De plus, près de la moitié des 500 000 Mac vendus dans les magasins Apple au trimestre dernier ont été acquis par des personnes qui n'avaient jamais acheté de Mac auparavant. Très souvent, ces nouveaux acheteurs sont d'anciens adeptes du PC sous Windows. Et ce n'est pas une augmentation passagère, puisque l'expérience montre que la plupart des convertis au Mac sont susceptibles d'acheter d'autres produits compatibles, depuis des iPods à des boîtiers Apple-TV en passant par des iPhones. "Vendre un Mac est une des choses les plus difficiles à réaliser, car on demande au consommateur habitué à Windows de bouleverser ses habitudes, explique l'analyste Shaw Wu, d'American Technology Research. Mais une fois qu'ils ont franchi le pas, ils sont très fidèles à la marque."
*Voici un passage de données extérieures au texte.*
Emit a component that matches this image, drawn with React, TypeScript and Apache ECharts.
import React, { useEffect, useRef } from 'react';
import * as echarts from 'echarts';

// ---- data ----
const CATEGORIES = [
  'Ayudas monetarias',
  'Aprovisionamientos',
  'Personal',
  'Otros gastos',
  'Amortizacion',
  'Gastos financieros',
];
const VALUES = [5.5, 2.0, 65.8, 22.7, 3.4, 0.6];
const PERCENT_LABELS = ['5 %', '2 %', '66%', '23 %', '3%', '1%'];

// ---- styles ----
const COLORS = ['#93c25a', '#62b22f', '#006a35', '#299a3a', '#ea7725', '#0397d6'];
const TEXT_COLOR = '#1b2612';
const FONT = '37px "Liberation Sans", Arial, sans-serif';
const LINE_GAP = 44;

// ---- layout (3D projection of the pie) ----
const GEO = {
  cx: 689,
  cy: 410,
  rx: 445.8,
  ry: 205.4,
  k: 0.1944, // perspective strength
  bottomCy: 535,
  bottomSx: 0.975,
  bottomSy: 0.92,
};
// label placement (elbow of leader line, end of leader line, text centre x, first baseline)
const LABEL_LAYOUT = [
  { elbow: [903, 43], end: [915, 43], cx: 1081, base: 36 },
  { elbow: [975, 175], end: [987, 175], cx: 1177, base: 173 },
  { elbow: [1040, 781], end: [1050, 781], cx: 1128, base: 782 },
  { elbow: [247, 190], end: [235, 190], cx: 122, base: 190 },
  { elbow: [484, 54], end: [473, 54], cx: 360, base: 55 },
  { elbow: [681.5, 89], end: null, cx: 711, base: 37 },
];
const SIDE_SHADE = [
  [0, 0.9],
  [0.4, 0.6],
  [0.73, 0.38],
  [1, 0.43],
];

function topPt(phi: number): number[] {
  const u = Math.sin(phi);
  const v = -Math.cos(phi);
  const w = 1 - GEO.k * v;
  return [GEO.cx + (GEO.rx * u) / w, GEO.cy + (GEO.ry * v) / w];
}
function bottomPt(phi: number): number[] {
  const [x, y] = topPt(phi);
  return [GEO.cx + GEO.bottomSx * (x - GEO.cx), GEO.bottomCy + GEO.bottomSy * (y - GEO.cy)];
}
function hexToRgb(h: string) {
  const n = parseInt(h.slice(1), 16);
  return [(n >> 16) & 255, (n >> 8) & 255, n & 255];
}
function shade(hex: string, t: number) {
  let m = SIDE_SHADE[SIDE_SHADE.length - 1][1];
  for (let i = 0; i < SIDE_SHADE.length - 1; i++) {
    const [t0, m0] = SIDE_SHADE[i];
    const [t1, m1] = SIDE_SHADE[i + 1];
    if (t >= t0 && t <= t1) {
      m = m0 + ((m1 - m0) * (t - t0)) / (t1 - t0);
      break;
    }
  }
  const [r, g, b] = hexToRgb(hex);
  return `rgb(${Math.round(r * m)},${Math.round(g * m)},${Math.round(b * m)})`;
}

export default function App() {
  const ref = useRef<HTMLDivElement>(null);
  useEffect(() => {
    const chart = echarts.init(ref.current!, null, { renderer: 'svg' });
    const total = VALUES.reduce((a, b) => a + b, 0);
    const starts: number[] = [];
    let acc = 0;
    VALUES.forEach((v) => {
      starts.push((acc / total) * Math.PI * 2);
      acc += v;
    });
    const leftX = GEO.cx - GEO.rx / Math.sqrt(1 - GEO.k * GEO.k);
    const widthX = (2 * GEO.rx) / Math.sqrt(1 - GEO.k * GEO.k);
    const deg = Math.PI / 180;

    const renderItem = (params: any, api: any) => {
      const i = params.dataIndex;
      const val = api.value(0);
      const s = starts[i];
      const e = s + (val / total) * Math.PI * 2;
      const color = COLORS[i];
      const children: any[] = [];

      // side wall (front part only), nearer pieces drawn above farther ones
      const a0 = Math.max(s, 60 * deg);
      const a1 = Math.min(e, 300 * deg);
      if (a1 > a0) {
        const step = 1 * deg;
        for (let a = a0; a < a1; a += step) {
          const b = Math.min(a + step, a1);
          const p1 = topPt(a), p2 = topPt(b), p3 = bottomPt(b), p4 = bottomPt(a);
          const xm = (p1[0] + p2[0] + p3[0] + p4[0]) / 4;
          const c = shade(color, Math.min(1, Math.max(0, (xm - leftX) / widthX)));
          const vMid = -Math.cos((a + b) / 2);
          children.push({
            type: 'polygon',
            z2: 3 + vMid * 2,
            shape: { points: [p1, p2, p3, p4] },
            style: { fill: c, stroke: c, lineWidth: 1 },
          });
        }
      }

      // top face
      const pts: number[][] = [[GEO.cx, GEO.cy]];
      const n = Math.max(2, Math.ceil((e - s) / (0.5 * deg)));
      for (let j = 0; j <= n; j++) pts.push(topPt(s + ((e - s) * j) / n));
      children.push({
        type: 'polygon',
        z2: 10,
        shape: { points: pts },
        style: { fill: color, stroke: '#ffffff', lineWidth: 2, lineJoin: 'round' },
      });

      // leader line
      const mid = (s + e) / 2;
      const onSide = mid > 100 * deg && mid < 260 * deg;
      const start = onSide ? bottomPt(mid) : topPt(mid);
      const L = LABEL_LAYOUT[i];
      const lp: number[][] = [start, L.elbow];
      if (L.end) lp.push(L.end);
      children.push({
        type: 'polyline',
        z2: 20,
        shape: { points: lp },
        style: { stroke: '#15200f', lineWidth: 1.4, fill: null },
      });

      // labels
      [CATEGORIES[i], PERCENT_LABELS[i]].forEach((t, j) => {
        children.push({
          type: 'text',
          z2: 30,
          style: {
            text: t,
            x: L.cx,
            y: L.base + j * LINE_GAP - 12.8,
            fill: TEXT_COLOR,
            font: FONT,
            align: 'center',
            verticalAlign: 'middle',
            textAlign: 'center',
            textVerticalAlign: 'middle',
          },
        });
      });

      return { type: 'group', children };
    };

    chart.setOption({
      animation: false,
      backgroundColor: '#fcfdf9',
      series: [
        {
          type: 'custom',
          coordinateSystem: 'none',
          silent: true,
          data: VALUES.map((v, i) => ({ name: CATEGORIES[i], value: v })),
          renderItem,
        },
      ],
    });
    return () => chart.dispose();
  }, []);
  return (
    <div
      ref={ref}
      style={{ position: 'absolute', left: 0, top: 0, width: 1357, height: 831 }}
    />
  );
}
Même les mauvaises nouvelles sont bonnes 


Les dirigeants d'Apple ne font pas mystère de leurs sentiments quant à l'avenir de l'entreprise. Durant une conférence téléphonique à destination des analystes et des actionnaires, le directeur financier du groupe, Peter Oppenheimer, a déclaré : "J'ai une confiance absolue en ce que nous faisons."
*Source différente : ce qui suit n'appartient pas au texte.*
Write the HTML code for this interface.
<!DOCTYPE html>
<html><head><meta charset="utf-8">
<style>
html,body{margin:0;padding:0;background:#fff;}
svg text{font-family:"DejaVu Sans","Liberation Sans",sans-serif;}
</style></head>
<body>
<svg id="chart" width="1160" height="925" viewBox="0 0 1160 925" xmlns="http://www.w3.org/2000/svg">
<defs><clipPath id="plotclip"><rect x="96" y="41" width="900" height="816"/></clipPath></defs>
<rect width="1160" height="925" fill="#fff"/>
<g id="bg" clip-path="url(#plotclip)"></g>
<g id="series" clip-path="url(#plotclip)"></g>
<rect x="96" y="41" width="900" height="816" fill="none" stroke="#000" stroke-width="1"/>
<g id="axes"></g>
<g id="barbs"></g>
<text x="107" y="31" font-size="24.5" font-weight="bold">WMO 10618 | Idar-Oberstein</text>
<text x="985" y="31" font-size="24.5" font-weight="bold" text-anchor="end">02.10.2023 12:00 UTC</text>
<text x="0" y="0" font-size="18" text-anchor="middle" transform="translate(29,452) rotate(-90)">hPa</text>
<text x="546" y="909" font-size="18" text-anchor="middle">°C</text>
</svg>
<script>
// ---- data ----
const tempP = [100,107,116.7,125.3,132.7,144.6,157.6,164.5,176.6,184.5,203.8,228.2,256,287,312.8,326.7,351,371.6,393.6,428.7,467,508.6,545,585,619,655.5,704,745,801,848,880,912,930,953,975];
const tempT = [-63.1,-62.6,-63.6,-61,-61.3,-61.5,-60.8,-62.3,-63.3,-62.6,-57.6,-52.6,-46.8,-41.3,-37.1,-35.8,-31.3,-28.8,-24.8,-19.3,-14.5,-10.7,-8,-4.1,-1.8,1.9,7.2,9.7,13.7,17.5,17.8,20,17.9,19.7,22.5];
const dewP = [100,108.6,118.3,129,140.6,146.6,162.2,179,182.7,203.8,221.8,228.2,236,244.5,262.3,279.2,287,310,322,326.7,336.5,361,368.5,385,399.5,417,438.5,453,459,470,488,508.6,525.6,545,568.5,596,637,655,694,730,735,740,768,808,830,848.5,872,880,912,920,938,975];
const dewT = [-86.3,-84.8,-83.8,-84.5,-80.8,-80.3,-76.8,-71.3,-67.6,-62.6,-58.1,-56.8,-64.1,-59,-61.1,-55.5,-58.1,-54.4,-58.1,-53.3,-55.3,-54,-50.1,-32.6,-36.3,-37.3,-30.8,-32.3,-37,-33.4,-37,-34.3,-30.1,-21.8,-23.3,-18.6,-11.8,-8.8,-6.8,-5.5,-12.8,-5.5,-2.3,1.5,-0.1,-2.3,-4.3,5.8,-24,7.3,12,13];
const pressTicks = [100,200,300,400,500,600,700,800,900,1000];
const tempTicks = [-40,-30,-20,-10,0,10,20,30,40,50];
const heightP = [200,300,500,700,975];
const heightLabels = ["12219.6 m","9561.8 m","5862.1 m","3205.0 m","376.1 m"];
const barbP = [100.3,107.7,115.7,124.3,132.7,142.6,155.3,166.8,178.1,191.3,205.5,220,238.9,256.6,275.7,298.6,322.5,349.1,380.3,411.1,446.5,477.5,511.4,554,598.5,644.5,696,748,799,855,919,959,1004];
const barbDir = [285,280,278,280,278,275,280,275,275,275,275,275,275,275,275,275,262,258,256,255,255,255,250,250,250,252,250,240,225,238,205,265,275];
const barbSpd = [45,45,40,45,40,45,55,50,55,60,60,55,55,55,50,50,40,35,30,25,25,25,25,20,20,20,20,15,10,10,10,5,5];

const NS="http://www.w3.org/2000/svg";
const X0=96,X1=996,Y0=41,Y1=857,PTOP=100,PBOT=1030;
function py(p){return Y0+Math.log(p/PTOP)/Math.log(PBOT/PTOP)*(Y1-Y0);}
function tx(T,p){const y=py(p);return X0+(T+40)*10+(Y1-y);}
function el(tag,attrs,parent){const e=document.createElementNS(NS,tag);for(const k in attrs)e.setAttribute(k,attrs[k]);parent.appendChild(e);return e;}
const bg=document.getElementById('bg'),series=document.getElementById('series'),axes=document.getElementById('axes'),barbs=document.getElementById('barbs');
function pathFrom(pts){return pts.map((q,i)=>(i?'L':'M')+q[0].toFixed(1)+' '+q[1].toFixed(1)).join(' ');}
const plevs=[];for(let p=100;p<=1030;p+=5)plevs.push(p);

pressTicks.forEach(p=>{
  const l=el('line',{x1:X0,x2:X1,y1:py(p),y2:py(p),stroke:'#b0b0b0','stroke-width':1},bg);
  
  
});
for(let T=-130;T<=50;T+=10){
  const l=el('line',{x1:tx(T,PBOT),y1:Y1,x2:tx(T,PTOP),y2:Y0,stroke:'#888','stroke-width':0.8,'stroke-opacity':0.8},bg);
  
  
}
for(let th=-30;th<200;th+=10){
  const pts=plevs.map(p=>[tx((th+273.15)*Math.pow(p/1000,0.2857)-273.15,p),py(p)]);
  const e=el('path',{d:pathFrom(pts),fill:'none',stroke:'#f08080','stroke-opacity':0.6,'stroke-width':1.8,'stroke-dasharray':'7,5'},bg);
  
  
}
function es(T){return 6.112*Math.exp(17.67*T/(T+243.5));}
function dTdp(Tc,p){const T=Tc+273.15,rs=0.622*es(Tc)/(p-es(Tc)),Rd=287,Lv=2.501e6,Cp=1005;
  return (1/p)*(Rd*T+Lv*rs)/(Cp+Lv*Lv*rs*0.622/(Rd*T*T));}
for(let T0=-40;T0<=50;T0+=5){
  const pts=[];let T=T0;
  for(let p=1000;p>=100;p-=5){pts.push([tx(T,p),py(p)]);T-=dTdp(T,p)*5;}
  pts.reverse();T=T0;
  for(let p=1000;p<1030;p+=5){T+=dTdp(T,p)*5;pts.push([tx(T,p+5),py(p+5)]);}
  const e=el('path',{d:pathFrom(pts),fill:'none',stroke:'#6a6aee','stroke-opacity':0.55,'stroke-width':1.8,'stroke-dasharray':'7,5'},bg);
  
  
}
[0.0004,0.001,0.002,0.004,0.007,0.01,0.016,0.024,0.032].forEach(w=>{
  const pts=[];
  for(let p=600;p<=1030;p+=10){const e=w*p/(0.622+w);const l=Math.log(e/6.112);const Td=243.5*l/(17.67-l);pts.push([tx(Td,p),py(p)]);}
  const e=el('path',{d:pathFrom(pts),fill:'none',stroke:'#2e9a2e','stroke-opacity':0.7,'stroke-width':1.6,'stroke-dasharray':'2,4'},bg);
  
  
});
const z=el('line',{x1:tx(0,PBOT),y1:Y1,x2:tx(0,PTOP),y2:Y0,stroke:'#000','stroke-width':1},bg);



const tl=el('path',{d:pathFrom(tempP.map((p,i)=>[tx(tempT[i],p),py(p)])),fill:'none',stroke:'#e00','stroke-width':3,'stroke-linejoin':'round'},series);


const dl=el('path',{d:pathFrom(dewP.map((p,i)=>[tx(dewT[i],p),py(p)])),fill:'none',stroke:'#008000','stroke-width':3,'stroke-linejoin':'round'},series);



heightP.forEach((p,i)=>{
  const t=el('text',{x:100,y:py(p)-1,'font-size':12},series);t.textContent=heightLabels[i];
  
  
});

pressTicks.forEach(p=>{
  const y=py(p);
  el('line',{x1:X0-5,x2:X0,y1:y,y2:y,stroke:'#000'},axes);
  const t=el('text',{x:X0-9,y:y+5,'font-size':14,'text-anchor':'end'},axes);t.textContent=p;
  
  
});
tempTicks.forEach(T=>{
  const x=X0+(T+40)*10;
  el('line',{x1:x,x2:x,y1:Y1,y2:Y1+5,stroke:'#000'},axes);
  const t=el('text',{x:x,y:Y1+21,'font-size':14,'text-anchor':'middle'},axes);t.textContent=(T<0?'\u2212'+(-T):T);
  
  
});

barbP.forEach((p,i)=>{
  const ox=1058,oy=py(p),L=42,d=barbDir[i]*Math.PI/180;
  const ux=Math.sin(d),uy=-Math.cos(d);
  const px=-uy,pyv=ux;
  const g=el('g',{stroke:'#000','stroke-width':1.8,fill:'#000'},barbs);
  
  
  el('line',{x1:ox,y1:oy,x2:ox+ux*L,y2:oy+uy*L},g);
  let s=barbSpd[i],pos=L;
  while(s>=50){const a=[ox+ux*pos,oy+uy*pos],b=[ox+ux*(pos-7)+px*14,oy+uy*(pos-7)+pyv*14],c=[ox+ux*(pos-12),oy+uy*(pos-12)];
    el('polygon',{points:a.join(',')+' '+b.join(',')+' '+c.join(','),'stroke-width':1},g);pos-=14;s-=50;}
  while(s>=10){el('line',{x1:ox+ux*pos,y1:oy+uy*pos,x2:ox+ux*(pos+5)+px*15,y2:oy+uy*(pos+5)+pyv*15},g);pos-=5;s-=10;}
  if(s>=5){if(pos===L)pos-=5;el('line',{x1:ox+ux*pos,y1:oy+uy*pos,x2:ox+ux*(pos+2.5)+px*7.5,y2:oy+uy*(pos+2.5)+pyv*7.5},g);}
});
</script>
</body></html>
Les ventes décevantes d'iPods cachent également une bonne surprise. S'il est exact que les 22,1 millions d'unités vendues sont inférieures de 2 à 3 millions aux prévisions générales, Apple a cependant atteint le chiffre que M. Wu avait fixé pour la fameuse gamme de lecteurs MP3. C'est donc surtout le produit le moins cher et le moins rentable, l'iPod Shuffle, qui s'est mal vendu, explique M. Wu. Cela signifie qu'alors que les consommateurs choisissent habituellement le modèle le plus abordable en période d'incertitude économique, les consommateurs d'Apple sont bien conscients de la valeur des produits les plus à la mode et les plus coûteux. C'est une bonne nouvelle pour la stratégie iPod, qui a été pensée très soigneusement : on sort un gadget qui fait les gros titres et qu'on vend cher, et on passe les années suivantes à tirer profit de la demande en maintenant ce prix élevé pour les nouveaux modèles les plus sophistiqués, tout en sortant des articles moins coûteux pour atteindre les consommateurs moins fortunés.
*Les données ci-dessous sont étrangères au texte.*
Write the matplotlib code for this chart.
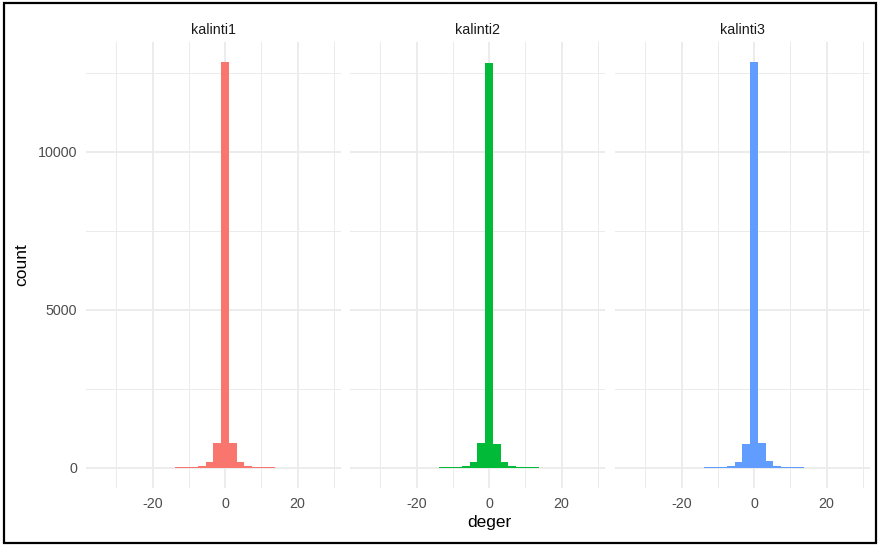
import matplotlib
matplotlib.use("Agg")
import matplotlib.pyplot as plt
from matplotlib.patches import Rectangle
import numpy as np

# ---- data ----
panels = ["kalinti1", "kalinti2", "kalinti3"]
colors = ["#F8766D", "#00BA38", "#619CFF"]
binwidth = 2.13
bin_index = list(range(-16, 14))  # bin centres = index * binwidth
counts_k1 = [1, 0, 1, 0, 1, 1, 2, 2, 3, 4, 12, 15, 20, 40, 175, 785, 12840, 790, 180, 55, 20, 15, 10, 4, 3, 2, 1, 1, 0, 1]
counts_k2 = [1, 0, 0, 1, 1, 1, 2, 2, 3, 4, 12, 15, 20, 45, 170, 790, 12830, 765, 180, 55, 22, 15, 10, 4, 3, 2, 1, 0, 1, 1]
counts_k3 = [1, 1, 0, 1, 0, 1, 2, 3, 3, 5, 12, 15, 20, 45, 170, 760, 12840, 780, 210, 55, 20, 15, 10, 4, 3, 2, 1, 1, 0, 1]
all_counts = [counts_k1, counts_k2, counts_k3]
x_major = [-20, 0, 20]
x_minor = [-30, -10, 10, 30]
y_major = [0, 5000, 10000]
y_minor = [2500, 7500, 12500]

W, H = 879, 546
fig = plt.figure(figsize=(W / 100, H / 100), dpi=100)
fig.patch.set_facecolor("white")
plt.rcParams["font.family"] = ["Liberation Sans", "DejaVu Sans"]

centers = np.array(bin_index) * binwidth
lo = centers[0] - binwidth / 2
hi = centers[-1] + binwidth / 2
rx = hi - lo
xlim = (lo - 0.05 * rx, hi + 0.05 * rx)
ymax = max(max(c) for c in all_counts)
ylim = (-0.05 * ymax, ymax * 1.05)

panel_px = [(86, 341), (350, 605), (615, 870)]
top_px, bot_px = 42, 488
grid_col = "#EBEBEB"

for i, (name, col, cnt) in enumerate(zip(panels, colors, all_counts)):
    l, r = panel_px[i]
    ax = fig.add_axes([l / W, 1 - bot_px / H, (r - l) / W, (bot_px - top_px) / H])
    ax.set_facecolor("white")
    for s in ax.spines.values():
        s.set_visible(False)
    for v in x_minor:
        ax.axvline(v, color=grid_col, lw=0.7, zorder=0)
    for v in x_major:
        ax.axvline(v, color=grid_col, lw=1.3, zorder=0)
    for v in y_minor:
        ax.axhline(v, color=grid_col, lw=0.7, zorder=0)
    for v in y_major:
        ax.axhline(v, color=grid_col, lw=1.3, zorder=0)
    ax.bar(centers, cnt, width=binwidth, color=col, linewidth=0, zorder=2)
    ax.set_xlim(*xlim)
    ax.set_ylim(*ylim)
    ax.set_xticks(x_major)
    ax.set_xticklabels([str(v) for v in x_major])
    ax.tick_params(axis="both", length=0, labelsize=10.3, colors="#4D4D4D")
    ax.tick_params(axis="x", pad=6.5)
    ax.tick_params(axis="y", pad=6.5)
    if i == 0:
        ax.set_yticks(y_major)
        ax.set_yticklabels([str(v) for v in y_major])
    else:
        ax.set_yticks([])
    ax.set_title(name, fontsize=10.3, color="#1A1A1A", pad=5.5)

fig.text(489 / W, 1 - 523 / H, "deger", ha="center", va="center", fontsize=12.5, color="black")
fig.text(22 / W, 1 - 265 / H, "count", ha="center", va="center", rotation=90, fontsize=12.5, color="black")

fig.patches.append(Rectangle((4 / W, 3 / H), (876 - 4) / W, (543 - 3) / H,
                             transform=fig.transFigure, fill=False,
                             edgecolor="black", linewidth=1.6))

fig.savefig("out.png", dpi=100, facecolor="white")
Durant la conférence aux analystes, le directeur d'exploitation, Tim Cook, a insisté sur le désir de la marque à la pomme de faire de l'iPod non pas un simple lecteur de musique, comme l'iPod Shuffle, mais plutôt une "plate-forme mobile Wifi" pouvant également gérer différents formats vidéo. "Nous avons atteint et dépassé cet objectif, a déclaré Tim Cook. Le volume des ventes a peut-être un peu diminué, mais nous avons pris la bonne décision."


Des vers dans la pomme ?


Il ne fait aucun doute que certains produits d'Apple soulèvent des questions. Si les ventes de l'iPhone sont en général conformes aux attentes, l'appareil ne semble pas avoir suscité le même appétit insatiable que l'iPod il y a quelques années. Et la direction n'a pas dévoilé les chiffres des premières commandes du nouveau MacBook Air ni de la nouvelle version du boîtier Apple TV, tous deux présentés lors du salon MacWorld de San Francisco. Par le passé, il était arrivé que le groupe révèle ce genre de données.


Pour que la stratégie vidéo d'Apple prenne vraiment son envol, la société devra tenir sa promesse de développer une collection plus riche en films et programmes télévisés disponibles sur iTunes. Si l'entreprise est parvenue à dominer le marché de la musique, c'est en grande partie parce que des millions de personnes ont transféré tous leurs CD sur iTunes. Dans la mesure où les films et les programmes télévisés sont en grande partie protégés par des logiciels et des DVD qui limitent la reproduction, la stratégie d'Apple en matière de vidéo repose bien davantage sur la coopération avec les grands studios de cinéma.


Une affaire à ne rater sous aucun prétexte


Ces inquiétudes mises à part, personne ne remet en cause le fait que la marque continuera à sortir des produits innovants pour alimenter la demande des consommateurs. Ces derniers n'achèteront peut-être pas la version la plus récente de leur ordinateur ou iPod, mais ils pourraient sortir leur portefeuille pour acquérir un produit totalement différent. Un iMac pourvu d'un écran tactile semblable à celui de l'iPhone, par exemple, ou un iPhone qui fonctionnerait sur des réseaux cellulaires 3G plus rapides. Ces produits pourraient tous deux voir le jour au cours de l'année.


Tout cela signifie qu'Apple est probablement bien mieux préparé pour affronter une chute de l'activité économique que d'autres compagnies technologiques. Il est possible qu'en cas de récession sévère, de nombreux consommateurs repoussent leur achat du dernier iPod ou iPhone, mais les ventes de Mac devraient se maintenir. C'est ce qu'explique David Yoffie, professeur à Harvard : "Apple s'adresse à la partie du marché qui est la moins sensible aux prix. Si aucune entreprise n'est immunisée contre une récession, Apple est un peu moins vulnérable que les autres.


M. Wolf formule cela de manière différente : "Je pense que c'est une occasion d'achat tout bonnement incroyable. Ce n'est pas une action bon marché, mais elle permet d'acheter une part d'une entreprise qui peut croître de 25 % par an pendant on ne sait combien d'années, à 25 fois les profits. Pour moi, récession ou pas, c'est une affaire en or."